Yeni Dünya
- Categories: Political magazine
- Publisher: Central Bureau of Muslim Socialists; Turkish Socialist Communists Party;
- Founded: 1918
- First issue: 27 April 1918
- Final issue: 1921
- Country: Russia
- Based in: Moscow; Bağçasaray; Baku;
- Language: Turkish

= Yeni Dünya =

Ottoman Turkish communist magazine (1918–1921)

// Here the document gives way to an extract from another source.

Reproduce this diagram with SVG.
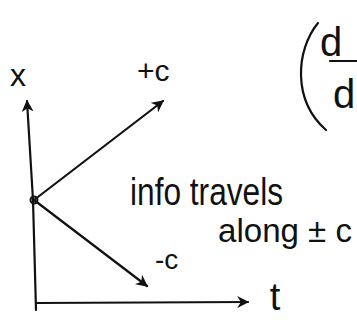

Yeni Dünya (New World) was a communist journal which existed between 1918 and 1921 in Soviet Russia and Transcaucasia. It is known for its founder and editor, Mustafa Subhi. The journal was instrumental in gathering together the first generation of Turkish communist figures.

==History and profile==
Yeni Dünya was established in Moscow by Mustafa Subhi who was a political exile and would be the founder of the Communist Party. Its first issue appeared on 27 April 1918. The first seven issues of the journal were published by the Central Bureau of Muslim Socialists which was an organ of the Russian Communist Party. The publisher became the Turkish Socialist Communists Party from the eighth issue dated 7 September 1918. Its publisher changed later, too. The journal was edited by Mustafa Subhi. Its headquarters moved from Moscow to Bağçasaray and then to Baku.

Yeni Dünya did not manage to gain popularity among the members of the Russian Communist Party who described it as reflecting "exclusively the moods and opinions of the petty bourgeois intelligentsia." The journal folded in 1921 after producing 67 issues. It was succeeded by another journal entitled Kızıl Şark (Turkish: Red East).